Fange nie an aufzuhören, höre nie auf anzufangen!
Cicero
Das Schreiben als Anfang ohne Ziel
Ich habe mich so lange im Kreis gedreht und das kostet unendlich viel Kraft. Auf meinen Schreibprojekten und meiner Angst vor Sichtbarkeit lag so eine erdrückende Schwere, dass ich es seit vielen Monaten nicht schaffe, auch nur einen einzigen Blogartikel zu schreiben.
Ich spüre die Themen, die mich bewegen, aber sobald ich beginne, die Worte zu sammeln, verfestigt sich alles in eine leblose Masse, die nichts mehr mit dem zu tun hat, was ich fühle, was ich wirklich sagen will.
Mein Kopf drängt darauf, meine Erfolge zu dokumentieren oder dir schlaue Tipps für Blockaden mit auf den Weg zu geben. Aber darum geht es nicht.
Es geht darum, einen Anfang zu finden und irgendwo zu beginnen, auch wenn es noch lange nicht das ist, was ich mir erträumt habe. Es geht darum loszugehen an dem Punkt, wo wir gerade stehen.
Also werfe ich heute meine mühsam erstellten Themensammlungen und Stichwortcluster, meine Mindmaps und SEO-Listen über Bord und entscheide mich, einfach anzufangen. Jenseits meiner durchdachten Pläne und Ziele.

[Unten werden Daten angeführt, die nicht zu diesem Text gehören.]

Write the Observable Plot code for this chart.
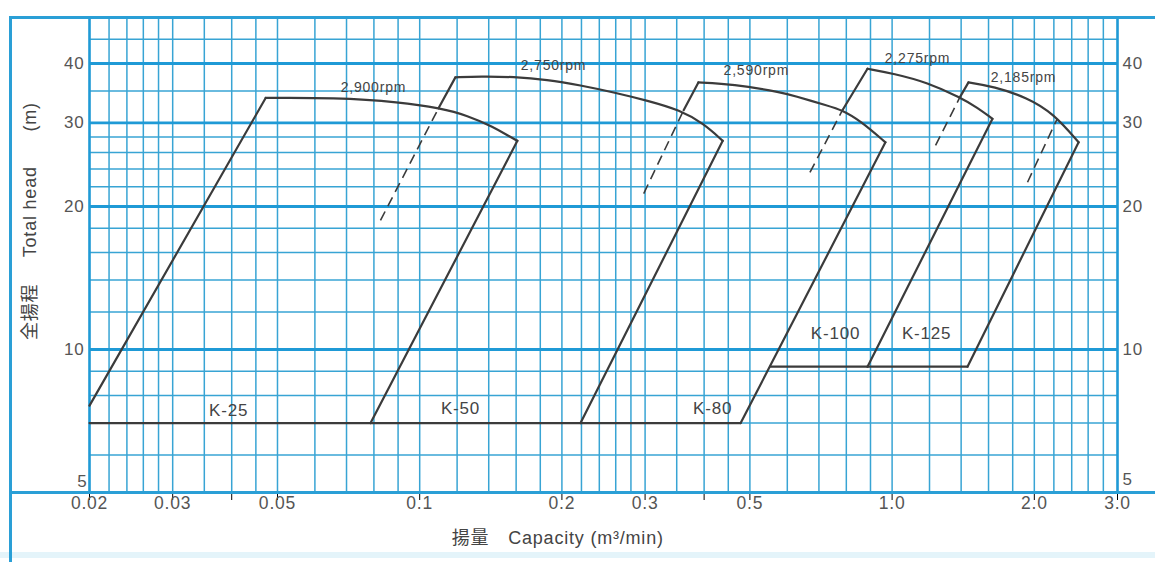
<!DOCTYPE html>
<html><head><meta charset="utf-8">
<script src="https://cdn.jsdelivr.net/npm/d3@7"></script>
<script src="https://cdn.jsdelivr.net/npm/@observablehq/plot@0.6"></script>
<style>
html,body{margin:0;padding:0;background:#fff;}
#wrap{position:relative;width:1155px;height:562px;overflow:hidden;background:#fff;}
#chart{position:absolute;left:0;top:0;}
#chart svg text{letter-spacing:0.8px;}
#chart svg g[aria-label="x-axis"] line{stroke:#1f9ad6;stroke-width:1.3px;}
#chart svg g[aria-label="x-axis"] path{display:none;}
.fl{position:absolute;background:#2a9fd6;z-index:2;}
.band{position:absolute;left:0;top:552px;width:1155px;height:6px;background:#e4f4fa;}
</style></head><body>
<div id="wrap">
  <div id="chart"></div>
  <div class="band"></div>
  <div class="fl" style="left:9px;top:16px;width:2.5px;height:546px"></div>
  <div class="fl" style="left:9px;top:16px;width:1146px;height:2.5px"></div>
  <div class="fl" style="left:9px;top:491px;width:1146px;height:2.5px"></div>
</div>
<script>
// ---- pump models and speeds ----
const models = ["K-25", "K-50", "K-80", "K-100", "K-125"];
const speeds = ["2,900rpm", "2,750rpm", "2,590rpm", "2,275rpm", "2,185rpm"];

// top (rpm) curve of each model: capacity (m3/min) and head (m)
const topCapacity = [
  [0.0472, 0.0657, 0.0911, 0.1107, 0.1262, 0.1433, 0.1557, 0.161],
  [0.119, 0.1345, 0.158, 0.186, 0.219, 0.257, 0.304, 0.356, 0.399, 0.438],
  [0.389, 0.433, 0.494, 0.580, 0.619, 0.730, 0.785, 0.857, 0.968],
  [0.887, 1.007, 1.188, 1.396, 1.516, 1.631],
  [1.451, 1.639, 1.935, 2.196, 2.482]
];
const topHead = [
  [33.85, 33.9, 33.2, 32.2, 31.1, 29.4, 28.0, 27.5],
  [37.4, 37.6, 37.5, 37.0, 36.0, 34.8, 33.4, 31.9, 29.9, 27.5],
  [36.5, 36.3, 35.8, 34.8, 34.25, 32.6, 31.9, 30.3, 27.3],
  [39.0, 38.1, 36.5, 33.9, 32.3, 30.6],
  [36.5, 35.8, 33.9, 31.4, 27.3]
];

// lower limit line of each model
const bottomHead = [7.0, 7.0, 7.0, 9.2, 9.2];
const bottomStart = [0.02, 0.0787, 0.219, 0.553, 0.887];
const bottomEnd = [0.0787, 0.219, 0.478, 0.887, 1.444];

// left edge: lower (dashed) end and where it turns solid
const leftLowQ = [0.02, 0.0826, 0.298, 0.670, 1.236];
const leftLowH = [7.62, 18.7, 21.3, 23.6, 26.9];
const leftCrossQ = [0.02, 0.1096, 0.362, 0.785, 1.39];
const leftCrossH = [7.62, 32.2, 31.9, 31.9, 33.9];

// extra dashed limit inside the K-125 range
const extraDashQ = [1.935, 2.236];
const extraDashH = [22.5, 30.6];

// label anchors (data coordinates)
const speedLabelQ = [0.0798, 0.192, 0.516, 1.132, 1.897];
const speedLabelH = [35.6, 39.6, 38.7, 41.0, 37.4];
const modelLabelQ = [0.0394, 0.122, 0.417, 0.759, 1.183];
const modelLabelH = [7.44, 7.5, 7.5, 10.8, 10.8];

// axes
const xTickValues = [0.02, 0.03, 0.05, 0.1, 0.2, 0.3, 0.5, 1, 2, 3];
const xTickLabels = ["0.02", "0.03", "0.05", "0.1", "0.2", "0.3", "0.5", "1.0", "2.0", "3.0"];
const xExtraTicks = [0.04, 0.4];
const yTickValues = [10, 20, 30, 40];
const yTickLabels = ["10", "20", "30", "40"];
const yBottomTick = [5];
const xGrid = [0.02,0.022,0.024,0.026,0.028,0.03,0.035,0.04,0.045,0.05,0.06,0.07,0.08,0.09,
  0.1,0.12,0.14,0.16,0.18,0.2,0.22,0.24,0.26,0.28,0.3,0.35,0.4,0.45,0.5,0.6,0.7,0.8,0.9,
  1,1.2,1.4,1.6,1.8,2,2.2,2.4,2.6,2.8,3];
const yGrid = [5,6,7,8,9,10,12,14,16,18,20,22,24,26,28,30,35,40,45,50];
const yMajor = [10, 20, 30, 40];
const xLabel = "揚量　Capacity (m³/min)";
const yLabelParts = ["(m)", "Total head", "全揚程"];
const yLabelH = [30.9, 19.5, 12.0];
const xLabelQ = [0.196];

// ---- build tables ----
const topPts = [];
models.forEach((m, i) => topCapacity[i].forEach((q, j) => topPts.push({model: m, q, h: topHead[i][j]})));
const solidSegs = [];
const dashSegs = [];
models.forEach((m, i) => {
  const tq = topCapacity[i], th = topHead[i], n = tq.length - 1;
  solidSegs.push({x1: leftCrossQ[i], y1: leftCrossH[i], x2: tq[0], y2: th[0]});
  solidSegs.push({x1: tq[n], y1: th[n], x2: bottomEnd[i], y2: bottomHead[i]});
  solidSegs.push({x1: bottomStart[i], y1: bottomHead[i], x2: bottomEnd[i], y2: bottomHead[i]});
  if (leftLowQ[i] !== leftCrossQ[i])
    dashSegs.push({x1: leftLowQ[i], y1: leftLowH[i], x2: leftCrossQ[i], y2: leftCrossH[i]});
});
dashSegs.push({x1: extraDashQ[0], y1: extraDashH[0], x2: extraDashQ[1], y2: extraDashH[1]});

const thin = "#38a4d4", major = "#1f9ad6", ink = "#3b3b3b", txt = "#555";
const font = "'Liberation Sans', 'Noto Sans CJK JP', sans-serif";

const chart = Plot.plot({
  width: 1155, height: 562,
  marginLeft: 89, marginRight: 38, marginTop: 17, marginBottom: 70,
  x: {type: "log", domain: [0.02, 3], axis: "bottom", ticks: xTickValues.concat(xExtraTicks),
      tickFormat: () => "", tickSize: 8, tickPadding: 0, label: null},
  y: {type: "log", domain: [5, 50], axis: null},
  style: {background: "transparent", fontFamily: font},
  marks: [
    Plot.ruleX(xGrid, {stroke: thin, strokeWidth: 1.5}),
    Plot.ruleY(yGrid, {stroke: thin, strokeWidth: 1.5}),
    Plot.ruleY(yMajor, {stroke: major, strokeWidth: 2.9}),
    Plot.ruleX([0.02, 3], {stroke: major, strokeWidth: 2.5}),
    Plot.ruleY([5, 50], {stroke: major, strokeWidth: 2.5}),
    Plot.text(xTickValues, {x: d => d, text: (d, i) => xTickLabels[i], frameAnchor: "bottom",
      dy: 16, fontSize: 17.5, fill: txt}),
    Plot.text(yTickValues, {y: d => d, text: (d, i) => yTickLabels[i], frameAnchor: "left",
      dx: -5, textAnchor: "end", fontSize: 17, fill: txt}),
    Plot.text(yBottomTick, {y: d => d, text: d => String(d), frameAnchor: "left",
      dx: -2, dy: -11, textAnchor: "end", fontSize: 17, fill: txt}),
    Plot.text(yTickValues, {y: d => d, text: (d, i) => yTickLabels[i], frameAnchor: "right",
      dx: 5, textAnchor: "start", fontSize: 17, fill: txt}),
    Plot.text(yBottomTick, {y: d => d, text: d => String(d), frameAnchor: "right",
      dx: 5, dy: -13, textAnchor: "start", fontSize: 17, fill: txt}),
    Plot.text([xLabel], {x: xLabelQ, frameAnchor: "bottom", dy: 51, fontSize: 18, fill: "#444"}),
    Plot.text(yLabelParts, {y: yLabelH, text: d => d, frameAnchor: "left", dx: -59, rotate: -90,
      textAnchor: "middle", fontSize: 18, fill: "#444"}),
    Plot.line(topPts, {x: "q", y: "h", z: "model", curve: "basis", stroke: ink, strokeWidth: 2.2}),
    Plot.link(solidSegs, {x1: "x1", y1: "y1", x2: "x2", y2: "y2", stroke: ink, strokeWidth: 2.2,
      strokeLinecap: "round"}),
    Plot.link(dashSegs, {x1: "x1", y1: "y1", x2: "x2", y2: "y2", stroke: ink, strokeWidth: 1.6,
      strokeDasharray: "10,6"}),
    Plot.text(speeds, {x: speedLabelQ, y: speedLabelH, text: d => d, fontSize: 14, fill: "#444"}),
    Plot.text(models, {x: modelLabelQ, y: modelLabelH, text: d => d, fontSize: 17, fill: "#444"})
  ]
});
document.getElementById("chart").appendChild(chart);
</script>
</body></html>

Mit dem, was ich heute spüre, was jetzt präsent ist und mich auf die eine oder andere Weise vorwärts bewegt, auch wenn es nur ein erster winziger Schritt ist.
Ich beginne hier in diesem Moment, wo das Schreiben kein Ziel haben muss und ich nicht weiß, wo es mich hinführt. Und ich halte aus, dass sich all diese Worte nach gar nichts anfühlen und doch nach etwas Lebendigem. Nach einem Anfang.
Ich starte dort, wo meine Freude am eigenen Ausdruck wieder zum Leben erwacht ist. An einem regnerischen Tag im Kunstmuseum Lillehammer.